GOVERNING LAW, JURISDICTION AND BINDING EFFECT: This Contract and all the transactions described herein shall be governed in accordance with the laws of the state of California and shall be binding upon and inure to the benefit of the parties hereto and their respective heirs, personal representatives, successors, and assigns. The exclusive jurisdiction for any legal actions brought under this Contract shall be the state of California.

 

WARRANTIES: Seller makes no warranties with respect to the condition, suitability or quality of the Property and any improvements thereon. Buyers hereby acknowledge having had the opportunity to inspect the Property and any improvements thereon. The parties hereto agree that the Property and any improvements thereon are being sold “AS IS” in its current condition and without warranty by Seller.
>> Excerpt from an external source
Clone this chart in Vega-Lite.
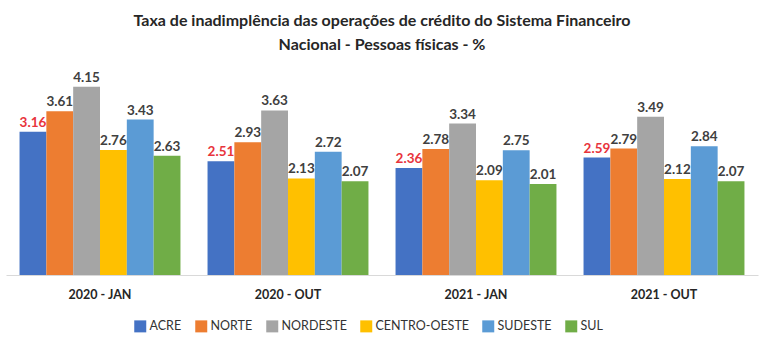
{
  "$schema": "https://vega.github.io/schema/vega-lite/v6.json",
  "width": 752,
  "height": 204,
  "padding": {"left": 6, "top": 12, "right": 10, "bottom": 5},
  "autosize": {"type": "pad"},
  "title": {
    "text": ["Taxa de inadimplência das operações de crédito do Sistema Financeiro", "Nacional - Pessoas físicas - %"],
    "font": "Lato",
    "fontSize": 16,
    "fontWeight": "bold",
    "color": "#262626",
    "lineHeight": 24,
    "offset": 18,
    "anchor": "middle"
  },
  "data": {
    "values": [
      {"periodo": "2020 - JAN", "regiao": "ACRE", "taxa": 3.16},
      {"periodo": "2020 - JAN", "regiao": "NORTE", "taxa": 3.61},
      {"periodo": "2020 - JAN", "regiao": "NORDESTE", "taxa": 4.15},
      {"periodo": "2020 - JAN", "regiao": "CENTRO-OESTE", "taxa": 2.76},
      {"periodo": "2020 - JAN", "regiao": "SUDESTE", "taxa": 3.43},
      {"periodo": "2020 - JAN", "regiao": "SUL", "taxa": 2.63},
      {"periodo": "2020 - OUT", "regiao": "ACRE", "taxa": 2.51},
      {"periodo": "2020 - OUT", "regiao": "NORTE", "taxa": 2.93},
      {"periodo": "2020 - OUT", "regiao": "NORDESTE", "taxa": 3.63},
      {"periodo": "2020 - OUT", "regiao": "CENTRO-OESTE", "taxa": 2.13},
      {"periodo": "2020 - OUT", "regiao": "SUDESTE", "taxa": 2.72},
      {"periodo": "2020 - OUT", "regiao": "SUL", "taxa": 2.07},
      {"periodo": "2021 - JAN", "regiao": "ACRE", "taxa": 2.36},
      {"periodo": "2021 - JAN", "regiao": "NORTE", "taxa": 2.78},
      {"periodo": "2021 - JAN", "regiao": "NORDESTE", "taxa": 3.34},
      {"periodo": "2021 - JAN", "regiao": "CENTRO-OESTE", "taxa": 2.09},
      {"periodo": "2021 - JAN", "regiao": "SUDESTE", "taxa": 2.75},
      {"periodo": "2021 - JAN", "regiao": "SUL", "taxa": 2.01},
      {"periodo": "2021 - OUT", "regiao": "ACRE", "taxa": 2.59},
      {"periodo": "2021 - OUT", "regiao": "NORTE", "taxa": 2.79},
      {"periodo": "2021 - OUT", "regiao": "NORDESTE", "taxa": 3.49},
      {"periodo": "2021 - OUT", "regiao": "CENTRO-OESTE", "taxa": 2.12},
      {"periodo": "2021 - OUT", "regiao": "SUDESTE", "taxa": 2.84},
      {"periodo": "2021 - OUT", "regiao": "SUL", "taxa": 2.07}
    ]
  },
  "encoding": {
    "x": {
      "field": "periodo",
      "type": "nominal",
      "sort": ["2020 - JAN", "2020 - OUT", "2021 - JAN", "2021 - OUT"],
      "scale": {"paddingInner": 0.144, "paddingOuter": 0.072},
      "axis": {
        "title": null,
        "labelAngle": 0,
        "ticks": false,
        "domainColor": "#d9d9d9",
        "labelFont": "Lato",
        "labelFontSize": 12.5,
        "labelFontWeight": "bold",
        "labelColor": "#262626",
        "labelPadding": 13,
        "grid": false
      }
    },
    "xOffset": {
      "field": "regiao",
      "type": "nominal",
      "sort": ["ACRE", "NORTE", "NORDESTE", "CENTRO-OESTE", "SUDESTE", "SUL"],
      "scale": {"paddingInner": 0, "paddingOuter": 0}
    },
    "y": {
      "field": "taxa",
      "type": "quantitative",
      "scale": {"domain": [0, 4.5]},
      "axis": null
    }
  },
  "layer": [
    {
      "mark": {"type": "bar"},
      "encoding": {
        "color": {
          "field": "regiao",
          "type": "nominal",
          "sort": ["ACRE", "NORTE", "NORDESTE", "CENTRO-OESTE", "SUDESTE", "SUL"],
          "scale": {
            "domain": ["ACRE", "NORTE", "NORDESTE", "CENTRO-OESTE", "SUDESTE", "SUL"],
            "range": ["#4472c4", "#ed7d31", "#a5a5a5", "#ffc000", "#5b9bd5", "#70ad47"]
          },
          "legend": {
            "title": null,
            "orient": "none",
            "legendX": 128,
            "legendY": 249,
            "direction": "horizontal",
            "symbolType": "square",
            "symbolSize": 144,
            "symbolStrokeWidth": 0,
            "labelFont": "Lato",
            "labelFontSize": 12.5,
            "labelColor": "#333333",
            "labelOffset": 3,
            "columnPadding": 13
          }
        }
      }
    },
    {
      "mark": {"type": "text", "baseline": "bottom", "dy": -2, "font": "Lato", "fontSize": 13.5, "fontWeight": "bold"},
      "encoding": {
        "text": {"field": "taxa", "type": "quantitative", "format": ".2f"},
        "color": {
          "condition": {"test": "datum.regiao === 'ACRE'", "value": "#e8343c"},
          "value": "#404040"
        }
      }
    }
  ],
  "config": {
    "view": {"stroke": null},
    "background": "#ffffff"
  }
}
Seller warranties are limited to these expressed warranties. (A) There are no liens other than any recurring assessments. (B) Title to the property is marketable title. (C) Seller reserves the right to place a deed of trust on the property at any time but warrants that any such deed of trust will be removed prior to deed being recorded to Buyer.  Should the Buyer discover a breech of these Seller warranties, Seller at its sole discretion shall either cure the breach or cancel the sale and refund all moneys to Buyer.

 

ASSIGNMENT: The parties hereto understand and agree that this Contract may not be assigned without the prior written consent of all parties.

 

DEFAULT:  In the event of default under the terms and conditions of this Agreement, the non-defaulting party shall give written notice of such default to the defaulting party, and in the event such default is not cured within thirty (30) days after the date of such written notice, then the non-defaulting party shall be entitled to pursue all remedies allowed by law and in equity and foreclose on the contract for deed. In addition, the non-defaulting party per their discretion, shall be entitled to recover their collection costs and expenses, including but not limited their reasonable attorneys’ fees and expenses.

 

By accepting these terms of the land sale contract the undersigned Buyer(s) agree to purchase the described real property on the terms and conditions above.